Je ne sais quelle destination l’on donnera à ce quartier ; mais pourquoi donc ne pouvait-on pas le moderniser en lui conservant son look de village de pêcheurs qui de surcroît présentera, à n’en pas douter, un intérêt touristique significatif. Que ne pourrait-on lui conserver sa dénomination de Xwlacondji quelle que soit sa nouvelle affectation ! C’est le meilleur hommage qui reste à rendre à ces expulsés d’un village qu’ils ont créé et qu’ils ont construit quand bien même en matériaux précaires, à la sueur de leur front; c’est le meilleur hommage qu’on puisse rendre à leur bravoure aussi. Aucun groupe, aucun individu n’a autant contribué concrètement à l’essor économique commercial et culturel de notre pays. Lorsque des peuples ont eu tel impact sur le développement, quand bien même ne sachant ni lire ni écrire, il convient de leur en être redevable, tout au moins en reconnaissant leur mérite et en le proclamant haut et fort; c’était leur attente légitime.

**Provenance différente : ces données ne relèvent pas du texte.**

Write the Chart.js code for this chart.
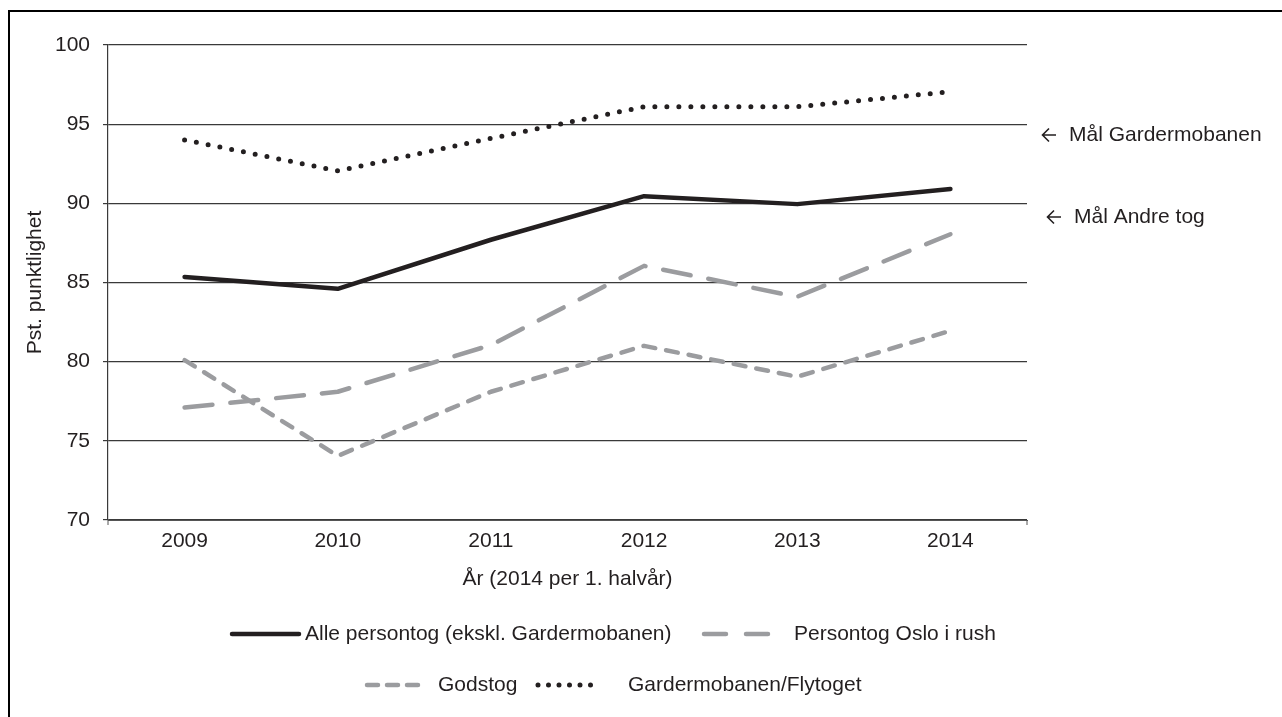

Nous suggérons alors qu’un mémorial soit érigé en leur honneur en ce lieu de Xwlacondji qui matérialisera et pérennisera leur sacrifice, le don de leurs personnes dans le processus du développement de notre pays. Nous suggérons également que le rôle de pionnier et de précurseur qu’ils ont joué soit enseigné dans les établissements scolaires sur toute l’étendue du territoire national. Les Popos sont les premiers artisans de notre développement ; peut-être n’en ont-ils pas pris eux-mêmes la pleine mesure ; peut-être se sont-ils considérés tout simplement comme des ouvriers ordinaires qu’ils n’étaient guère. Il nous revient de leur rendre justice en les faisant entrer décidemment et définitivement dans l’histoire économique de notre pays. Nous leur devons bien cela.